/---

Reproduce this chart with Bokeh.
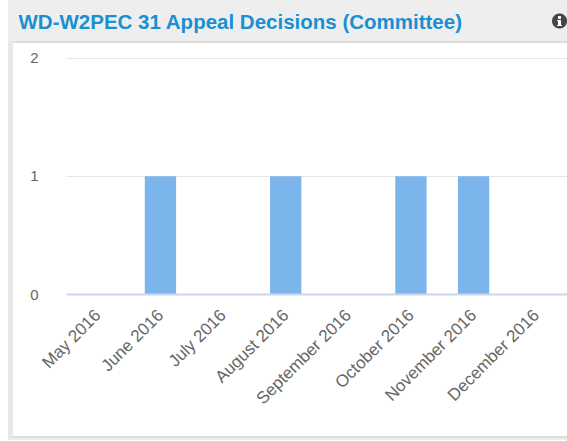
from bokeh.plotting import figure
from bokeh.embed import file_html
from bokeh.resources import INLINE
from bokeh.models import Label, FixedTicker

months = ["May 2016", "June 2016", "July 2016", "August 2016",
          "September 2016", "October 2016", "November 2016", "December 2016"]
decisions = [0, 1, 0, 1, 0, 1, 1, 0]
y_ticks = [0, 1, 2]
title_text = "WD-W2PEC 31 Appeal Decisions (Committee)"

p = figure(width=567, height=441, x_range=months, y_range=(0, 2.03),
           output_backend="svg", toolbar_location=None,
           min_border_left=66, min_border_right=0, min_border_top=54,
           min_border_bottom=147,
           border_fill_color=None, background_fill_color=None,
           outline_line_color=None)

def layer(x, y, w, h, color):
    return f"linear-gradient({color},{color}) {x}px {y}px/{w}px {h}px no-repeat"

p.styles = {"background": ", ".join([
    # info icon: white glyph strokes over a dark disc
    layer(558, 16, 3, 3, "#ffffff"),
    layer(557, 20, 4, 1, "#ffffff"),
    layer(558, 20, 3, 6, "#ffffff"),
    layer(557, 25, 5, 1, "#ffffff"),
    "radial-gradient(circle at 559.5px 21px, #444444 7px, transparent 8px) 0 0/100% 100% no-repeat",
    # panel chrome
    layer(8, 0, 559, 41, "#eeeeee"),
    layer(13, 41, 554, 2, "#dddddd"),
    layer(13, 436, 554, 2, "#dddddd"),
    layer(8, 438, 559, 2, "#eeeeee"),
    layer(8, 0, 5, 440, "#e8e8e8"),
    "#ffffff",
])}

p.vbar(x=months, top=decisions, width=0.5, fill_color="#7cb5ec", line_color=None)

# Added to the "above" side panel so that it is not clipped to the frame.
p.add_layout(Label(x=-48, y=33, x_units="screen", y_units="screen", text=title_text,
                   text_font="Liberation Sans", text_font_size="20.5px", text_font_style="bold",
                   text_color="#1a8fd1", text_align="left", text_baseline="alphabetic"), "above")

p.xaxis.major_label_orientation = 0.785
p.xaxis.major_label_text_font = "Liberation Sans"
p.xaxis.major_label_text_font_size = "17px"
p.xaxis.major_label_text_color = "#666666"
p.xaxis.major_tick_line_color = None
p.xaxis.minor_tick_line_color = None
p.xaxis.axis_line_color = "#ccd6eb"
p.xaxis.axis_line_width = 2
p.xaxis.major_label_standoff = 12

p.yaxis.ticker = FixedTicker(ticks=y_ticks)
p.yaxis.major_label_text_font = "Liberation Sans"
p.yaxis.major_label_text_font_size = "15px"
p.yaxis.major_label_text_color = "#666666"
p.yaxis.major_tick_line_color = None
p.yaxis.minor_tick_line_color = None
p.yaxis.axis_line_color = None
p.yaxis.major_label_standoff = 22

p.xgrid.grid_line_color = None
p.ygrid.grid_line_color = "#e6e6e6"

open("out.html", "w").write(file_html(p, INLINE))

\---

TASK DIRECTIONS – Please set down each line of the data above exactly as written, without the pictures.

RESPONSE –
Reproduce this chart with Bokeh.
from bokeh.plotting import figure
from bokeh.embed import file_html
from bokeh.resources import INLINE
from bokeh.models import Label, FixedTicker

months = ["May 2016", "June 2016", "July 2016", "August 2016",
          "September 2016", "October 2016", "November 2016", "December 2016"]
decisions = [0, 1, 0, 1, 0, 1, 1, 0]
y_ticks = [0, 1, 2]
title_text = "WD-W2PEC 31 Appeal Decisions (Committee)"

p = figure(width=567, height=441, x_range=months, y_range=(0, 2.03),
           output_backend="svg", toolbar_location=None,
           min_border_left=66, min_border_right=0, min_border_top=54,
           min_border_bottom=147,
           border_fill_color=None, background_fill_color=None,
           outline_line_color=None)

def layer(x, y, w, h, color):
    return f"linear-gradient({color},{color}) {x}px {y}px/{w}px {h}px no-repeat"

p.styles = {"background": ", ".join([
    # info icon: white glyph strokes over a dark disc
    layer(558, 16, 3, 3, "#ffffff"),
    layer(557, 20, 4, 1, "#ffffff"),
    layer(558, 20, 3, 6, "#ffffff"),
    layer(557, 25, 5, 1, "#ffffff"),
    "radial-gradient(circle at 559.5px 21px, #444444 7px, transparent 8px) 0 0/100% 100% no-repeat",
    # panel chrome
    layer(8, 0, 559, 41, "#eeeeee"),
    layer(13, 41, 554, 2, "#dddddd"),
    layer(13, 436, 554, 2, "#dddddd"),
    layer(8, 438, 559, 2, "#eeeeee"),
    layer(8, 0, 5, 440, "#e8e8e8"),
    "#ffffff",
])}

p.vbar(x=months, top=decisions, width=0.5, fill_color="#7cb5ec", line_color=None)

# Added to the "above" side panel so that it is not clipped to the frame.
p.add_layout(Label(x=-48, y=33, x_units="screen", y_units="screen", text=title_text,
                   text_font="Liberation Sans", text_font_size="20.5px", text_font_style="bold",
                   text_color="#1a8fd1", text_align="left", text_baseline="alphabetic"), "above")

p.xaxis.major_label_orientation = 0.785
p.xaxis.major_label_text_font = "Liberation Sans"
p.xaxis.major_label_text_font_size = "17px"
p.xaxis.major_label_text_color = "#666666"
p.xaxis.major_tick_line_color = None
p.xaxis.minor_tick_line_color = None
p.xaxis.axis_line_color = "#ccd6eb"
p.xaxis.axis_line_width = 2
p.xaxis.major_label_standoff = 12

p.yaxis.ticker = FixedTicker(ticks=y_ticks)
p.yaxis.major_label_text_font = "Liberation Sans"
p.yaxis.major_label_text_font_size = "15px"
p.yaxis.major_label_text_color = "#666666"
p.yaxis.major_tick_line_color = None
p.yaxis.minor_tick_line_color = None
p.yaxis.axis_line_color = None
p.yaxis.major_label_standoff = 22

p.xgrid.grid_line_color = None
p.ygrid.grid_line_color = "#e6e6e6"

open("out.html", "w").write(file_html(p, INLINE))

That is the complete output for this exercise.